International tension persisted over Iran's nuclear enrichment programme. In March the UN Security Council voted to extend economic and political sanctions. In September, the government revealed the existence of a hitherto unknown enrichment facility.
Iran continued to host almost 1 million refugees, mostly from Afghanistan. They had limited access to social services and education.

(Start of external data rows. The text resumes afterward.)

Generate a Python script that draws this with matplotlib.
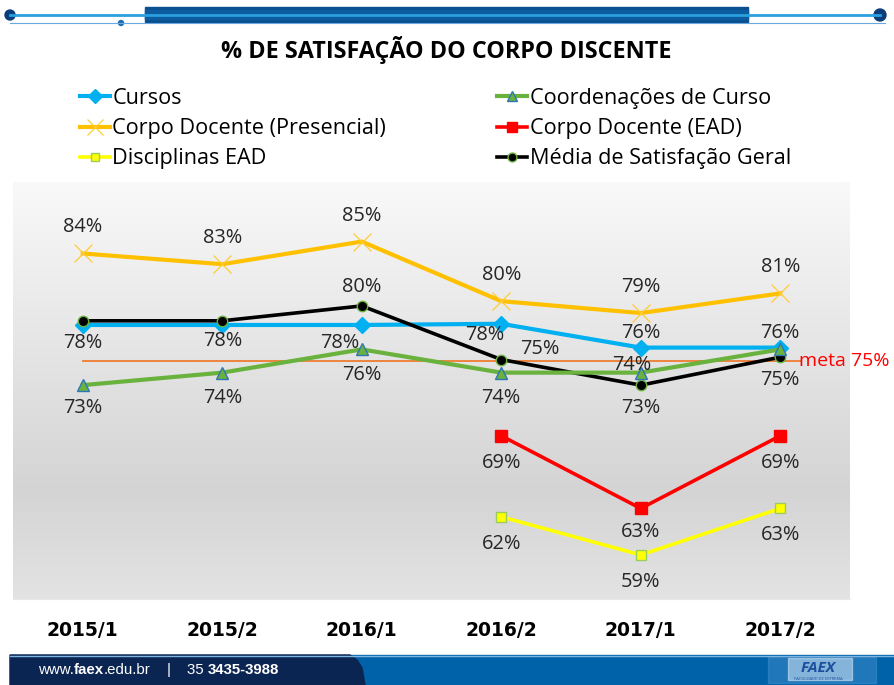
import numpy as np
import matplotlib
matplotlib.use("Agg")
import matplotlib.pyplot as plt
from matplotlib.patches import Rectangle, Polygon, Circle
from matplotlib.colors import LinearSegmentedColormap

# dados
semestres = ["2015/1", "2015/2", "2016/1", "2016/2", "2017/1", "2017/2"]
cursos = [78.0, 78.0, 78.0, 78.1, 76.1, 76.1]
coordenacoes = [72.95, 74.0, 75.95, 74.0, 74.0, 75.95]
docente_presencial = [84.0, 83.1, 85.0, 80.0, 79.0, 80.65]
docente_ead = [np.nan, np.nan, np.nan, 68.7, 62.6, 68.7]
disciplinas_ead = [np.nan, np.nan, np.nan, 61.9, 58.7, 62.6]
media_geral = [78.35, 78.35, 79.6, 75.1, 72.95, 75.3]
meta = 75

W, H = 894, 685
fig = plt.figure(figsize=(W / 100, H / 100), dpi=100)
plt.rcParams['font.family'] = ['Open Sans', 'DejaVu Sans']

# fundo do slide (cabeçalho e rodapé), em pixels
bg = fig.add_axes([0, 0, 1, 1], zorder=-5)
bg.set_xlim(0, W)
bg.set_ylim(H, 0)
bg.axis('off')

bg.plot([10, 880], [15, 15], color='#2aa0e0', lw=2)
bg.add_patch(Rectangle((145, 7), 603, 15, color='#0a4f8f'))
bg.add_patch(Rectangle((145, 10), 603, 9, color='#0b5d9f'))
bg.add_patch(Circle((10, 15), 5, color='#0b3d7a'))
bg.add_patch(Circle((880, 15), 6, color='#0b3d7a'))
bg.add_patch(Circle((121, 23), 2.5, color='#1b6fb5'))
bg.plot([10, 885], [22.5, 22.5], color='#6aa8e0', lw=0.8)

bg.add_patch(Rectangle((10, 655), W - 10, 30, color='#0063aa'))
bg.add_patch(Polygon([(10, 655), (350, 655), (357, 660), (362, 668),
                      (365, 685), (10, 685)], color='#0b2552'))
bg.plot([10, W], [655.5, 655.5], color='#7fb3e0', lw=1)
bg.add_patch(Rectangle((768, 657), 108, 26, color='#5d9fd6', alpha=0.35))
bg.add_patch(Rectangle((788, 658), 64, 22, color='#d8e8f6', alpha=0.55))
bg.text(818, 668, "FAEX", color='#1d4f9e', fontsize=11, fontweight='bold',
        fontstyle='italic', ha='center', va='center')
bg.text(818, 679, "FACULDADE DE EXTREMA", color='#1d4f9e', fontsize=3,
        ha='center', va='center')

# texto do rodapé, peça por peça
fig.canvas.draw()
rend = fig.canvas.get_renderer()
pecas = [("www.", 'normal', 0), ("faex", 'bold', 0), (".edu.br", 'normal', 0),
         ("|", 'normal', 16), ("35 ", 'normal', 16), ("3435-3988", 'bold', 0)]
px = 38
for txt, peso, gap in pecas:
    px += gap
    t = bg.text(px, 670, txt, color='white', fontsize=10.8, va='center',
                fontweight=peso, family='Liberation Sans')
    bb = t.get_window_extent(rend)
    px += bb.width

# título
fig.text(446 / W, 1 - 50 / H, "% DE SATISFAÇÃO DO CORPO DISCENTE",
         ha='center', va='center', fontsize=16.8, fontweight='bold',
         color='black')

# área do gráfico
ax = fig.add_axes([13 / W, 1 - 599 / H, 837 / W, 417 / H])
x = np.arange(len(semestres))
ax.set_xlim(-0.5, 5.5)
ax.set_ylim(55, 90)

grad = LinearSegmentedColormap.from_list(
    'g', [(0, '#f9f9f9'), (0.74, '#d4d4d4'), (1, '#e3e3e3')])
ax.imshow(np.linspace(0, 1, 256).reshape(-1, 1), cmap=grad, aspect='auto',
          extent=[-0.5, 5.5, 55, 90], origin='upper', zorder=0)

for s in ax.spines.values():
    s.set_visible(False)
ax.spines['bottom'].set_visible(True)
ax.spines['bottom'].set_color('#e8e8e8')
ax.set_yticks([])
ax.set_xticks(x)
ax.set_xticklabels(semestres, family='DejaVu Sans', fontweight='bold',
                   fontsize=13.5)
ax.tick_params(axis='x', length=0, pad=15.5)

# linha da meta
ax.plot([0, 5.15], [meta, meta], color='#ed7d31', lw=1.3, zorder=2)
ax.annotate("meta 75%", (5.15, meta), xytext=(-2, 0), textcoords='offset pixels',
            ha='left', va='center', color='#ff0000', fontsize=14)

estilos = [
    ("Cursos", cursos, dict(color='#00b0f0', lw=3, marker='D', ms=8,
                            mfc='#00b0f0', mec='#00b0f0')),
    ("Coordenações de Curso", coordenacoes,
     dict(color='#6ab23e', lw=3, marker='^', ms=9, mfc='#6ab23e', mec='#2e75b6',
          mew=1)),
    ("Corpo Docente (Presencial)", docente_presencial,
     dict(color='#ffc000', lw=3, marker='x', ms=13.5, mec='#ffcc33', mew=0.9)),
    ("Corpo Docente (EAD)", docente_ead,
     dict(color='#ff0000', lw=2.6, marker='s', ms=8.5, mfc='#ff0000',
          mec='#ff0000')),
    ("Disciplinas EAD", disciplinas_ead,
     dict(color='#ffff00', lw=2.6, marker='s', ms=7.5, mfc='#ffff00',
          mec='#9acd5a', mew=1)),
    ("Média de Satisfação Geral", media_geral,
     dict(color='black', lw=2.6, marker='o', ms=7.5, mfc='black',
          mec='#6ab23e', mew=1)),
]

ordem_z = {"Corpo Docente (Presencial)": 3, "Cursos": 4, "Média de Satisfação Geral": 5,
           "Coordenações de Curso": 6, "Corpo Docente (EAD)": 4, "Disciplinas EAD": 4}
handles = {}
for nome, vals, st in estilos:
    h, = ax.plot(x, vals, zorder=ordem_z[nome], label=nome, **st)
    handles[nome] = h

# deslocamento dos rótulos (pixels)
desloc = {
    "Corpo Docente (Presencial)": [(0, 26)] * 6,
    "Cursos": [(0, -18), (0, -16), (-22, -18), (-16, -11), (0, 15), (0, 15)],
    "Coordenações de Curso": [(0, -23), (0, -25), (0, -26), (0, -25), (-9, 8), None],
    "Média de Satisfação Geral": [None, None, (0, 19), (39, 11), (0, -23), (0, -23)],
    "Corpo Docente (EAD)": [None, None, None, (0, -27), (0, -24), (0, -27)],
    "Disciplinas EAD": [None, None, None, (0, -27), (0, -27), (0, -27)],
}
for nome, vals, st in estilos:
    for i, v in enumerate(vals):
        d = desloc[nome][i]
        if d is None or np.isnan(v):
            continue
        ax.annotate(f"{v:.0f}%", (x[i], v), xytext=d, textcoords='offset pixels',
                    ha='center', va='center', fontsize=14.4, color='#262626',
                    zorder=8)

# legenda em duas colunas
leg_kw = dict(frameon=False, fontsize=15.6, handlelength=1.4, handletextpad=0.1,
              labelspacing=0.42, borderpad=0, borderaxespad=0, markerscale=0.85)
esq = ["Cursos", "Corpo Docente (Presencial)", "Disciplinas EAD"]
dir_ = ["Coordenações de Curso", "Corpo Docente (EAD)", "Média de Satisfação Geral"]
l1 = fig.legend([handles[n] for n in esq], esq, loc='upper left',
                bbox_to_anchor=(80 / W, 1 - 88 / H), **leg_kw)
l2 = fig.legend([handles[n] for n in dir_], dir_, loc='upper left',
                bbox_to_anchor=(497 / W, 1 - 88 / H), **leg_kw)

fig.savefig("out.png", dpi=100)
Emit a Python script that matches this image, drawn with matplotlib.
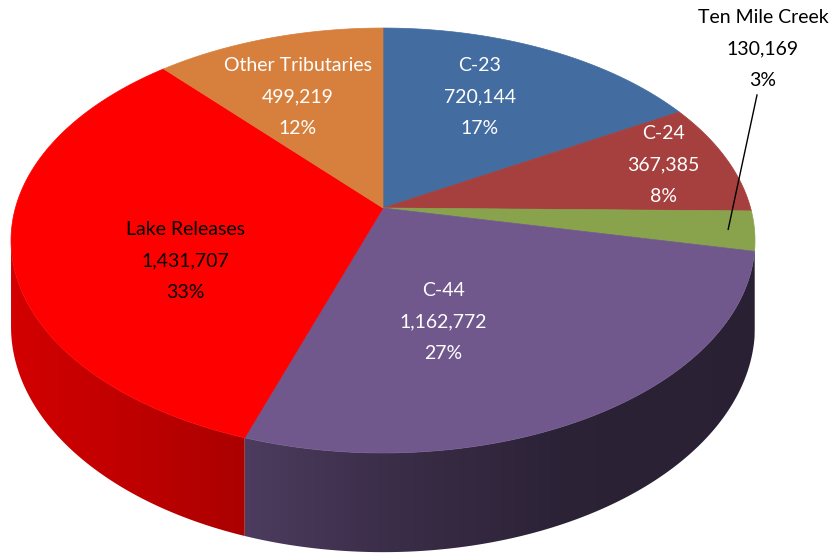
import numpy as np
import matplotlib

matplotlib.use('Agg')
import matplotlib.pyplot as plt
from matplotlib.patches import Polygon

# -----------------------------
# Data
# -----------------------------
labels = ["C-23", "C-24", "Ten Mile Creek", "C-44", "Lake Releases", "Other Tributaries"]
values = [720144, 367385, 130169, 1162772, 1431707, 499219]
percents = [17, 8, 3, 27, 33, 12]

colors = ["#436ca0", "#a5403e", "#88a34c", "#71588c", "#fe0000", "#d7803d"]
text_colors = ["white", "white", "black", "white", "black", "white"]

# label anchor (middle line) in pixel coords
label_xy = [(480, 97), (663, 165), (763, 49), (443, 322), (185, 261), (298, 97)]

# -----------------------------
# 3D pie geometry (simple perspective)
# -----------------------------
W, Hpx = 830, 556
cx, cy = 383, 208
A, B, k = 367.6, 207.5, 0.153
depth = 84


def proj(phi, r=1.0, drop=0.0):
    u = r * np.sin(phi)
    v = -r * np.cos(phi)
    s = 1.0 / (1.0 - k * v)
    return cx + A * u * s, cy + B * v * s + drop * s


def shade(x):
    # side wall gets darker from left to right
    return np.interp(x, [12, 250, 400, 560, 760], [0.83, 0.67, 0.51, 0.39, 0.37])


fig = plt.figure(figsize=(8.3, 5.56), dpi=100)
ax = fig.add_axes([0, 0, 1, 1])

total = sum(values)
bounds = np.concatenate([[0], np.cumsum(values)]) / total * 2 * np.pi

# visible part of the side wall (between the two silhouette points)
lo = np.pi / 2 + np.arcsin(k)
hi = 3 * np.pi / 2 - np.arcsin(k)

xs = np.arange(W) + 0.5
for i in range(len(values)):
    a, b = max(bounds[i], lo), min(bounds[i + 1], hi)
    if a >= b:
        continue
    phis = np.linspace(a, b, 300)
    top = [proj(p) for p in phis]
    bot = [proj(p, drop=depth) for p in phis[::-1]]
    band = Polygon(top + bot, closed=True, facecolor='none', edgecolor='none')
    ax.add_patch(band)
    base = np.array(matplotlib.colors.to_rgb(colors[i]))
    row = base[None, :] * shade(xs)[:, None]
    img = np.repeat(row[None, :, :], 2, axis=0)
    im = ax.imshow(img, extent=(0, W, Hpx, 0), aspect='auto', interpolation='bilinear', zorder=1)
    im.set_clip_path(band)

ax.set_xlim(0, W)
ax.set_ylim(Hpx, 0)
ax.axis('off')

# top faces
for i in range(len(values)):
    phis = np.linspace(bounds[i], bounds[i + 1], 200)
    pts = [(cx, cy)] + [proj(p) for p in phis]
    ax.add_patch(Polygon(pts, closed=True, facecolor=colors[i], edgecolor=colors[i],
                         linewidth=0.5, zorder=2))

# labels
font = ['Lato', 'DejaVu Sans']
for i, lab in enumerate(labels):
    x, y = label_xy[i]
    txt = f"{lab}\n{values[i]:,}\n{percents[i]}%"
    ax.text(x, y, txt, ha='center', va='center', fontsize=14, color=text_colors[i],
            family=font, linespacing=2.05, zorder=5)

# leader line for the small slice
mid = (bounds[2] + bounds[3]) / 2
end = proj(mid, r=0.93)
ax.plot([757, end[0]], [95, end[1]], color='black', linewidth=1.0, zorder=4)

fig.savefig("out.png", dpi=100)
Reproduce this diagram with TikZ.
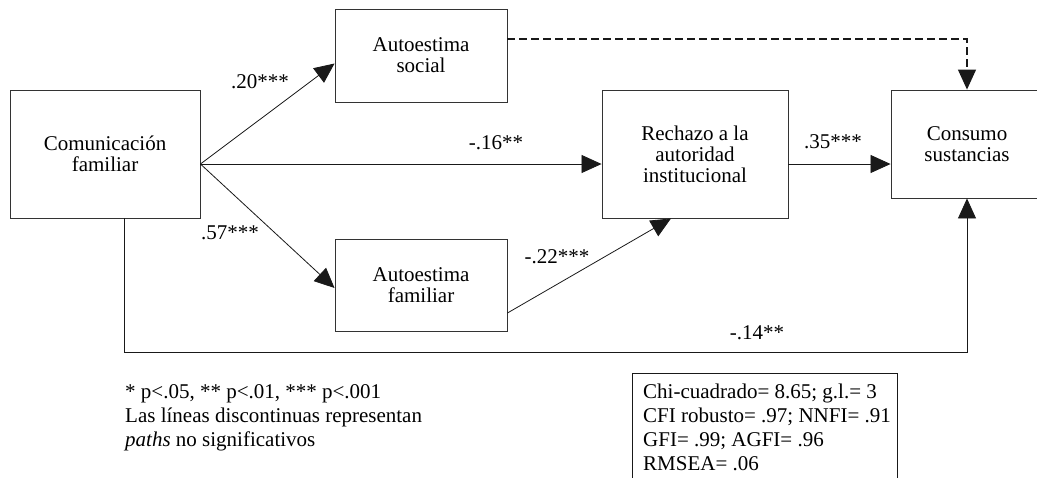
\documentclass[tikz,border=0pt]{standalone}
\usepackage{fontspec}
\setmainfont{Liberation Serif}
\usetikzlibrary{arrows.meta}
\begin{document}
\begin{tikzpicture}[x=1pt,y=-1pt,
  box/.style={draw=black!80, line width=0.9pt, inner sep=0pt, align=center, font=\fontsize{21}{21}\selectfont},
  conn/.style={draw=black!90, line width=0.8pt},
  arr/.style={conn, -{Triangle[length=20pt,width=18pt]}},
  dashconn/.style={arr, line width=1.2pt, dash pattern=on 8pt off 4pt},
  lbl/.style={inner sep=0pt, font=\fontsize{21}{21}\selectfont},
  note/.style={inner sep=0pt, align=left, font=\fontsize{21}{24}\selectfont}]
\useasboundingbox (0,0) rectangle (1037,477);
\node[box, minimum width=190pt, minimum height=128pt] (com) at (105,154) {Comunicación\\familiar};
\node[box, minimum width=172pt, minimum height=93pt] (as) at (421,55.5) {Autoestima\\social};
\node[box, minimum width=172pt, minimum height=92pt] (af) at (421,285) {Autoestima\\familiar};
\node[box, minimum width=186pt, minimum height=128pt] (rech) at (695,154) {Rechazo a la\\autoridad\\institucional};
\node[box, minimum width=152pt, minimum height=108pt] (cons) at (967,144) {Consumo\\sustancias};
\coordinate (c0) at ([yshift=-10pt]com.east);
\draw[arr] (c0) -- ([yshift=-8pt]as.west);
\draw[arr] (c0) -- ([yshift=-3pt]af.west);
\draw[arr] (c0) -- (rech.west |- c0);
\draw[arr] (rech.east |- c0) -- (cons.west |- c0);
\draw[arr] ([yshift=-28pt]af.east) -- ([xshift=-24pt]rech.south);
\draw[dashconn] ([yshift=16.5pt]as.east) -| (cons.north);
\draw[arr] ([xshift=19pt]com.south) -- ++(0,134) -| (cons.south);
\node[lbl] (l20) at (260,82) {.20***};
\node[lbl] (l16) at (496,143) {-.16**};
\node[lbl] (l57) at (230,233) {.57***};
\node[lbl] (l22) at (557,257) {-.22***};
\node[lbl] (l35) at (833,142) {.35***};
\node[lbl] (l14) at (757,333) {-.14**};
\node[note, anchor=north west] (leg) at (125,384) {* p<.05, ** p<.01, *** p<.001\\Las líneas discontinuas representan\\\textit{paths} no significativos};
\node[note, anchor=north west] (fit) at (643,384) {Chi-cuadrado= 8.65; g.l.= 3\\CFI robusto= .97; NNFI= .91\\GFI= .99; AGFI= .96\\RMSEA= .06};
\coordinate (fitnw) at (632,373);
\coordinate (fitne) at (897,373);
\draw[conn] ([yshift=-120pt]fitnw) -- (fitnw) -- (fitne) -- ([yshift=-120pt]fitne);
\end{tikzpicture}
\end{document}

Presidential election – widespread abuses
The authorities intensified their crackdown on critics and opponents of the government in the months preceding the 12 June presidential election, in which the incumbent, President Mahmoud Ahmadinejad, was officially declared the winner. Only three of the 474 other applicants were permitted to stand. Mass protests broke out in response to the official result, declared on 13 June, with hundreds of thousands of people taking to the streets. Security forces, notably the paramilitary Basij, were deployed to suppress the protests by force, particularly after the Supreme Leader ordered an end to demonstrations on 19 June. However, protests continued to the end of the year on significant days such as the religious festival of Ashoura on 27 December. The authorities disrupted mobile phone and internet communications, including social networking sites, to prevent information circulating. They prevented foreign journalists from covering demonstrations, expelling some, and security officials controlled the content of newspapers. Security forces raided university campuses, injuring students. The authorities accused the US and UK governments of organizing the unrest, which those governments denied.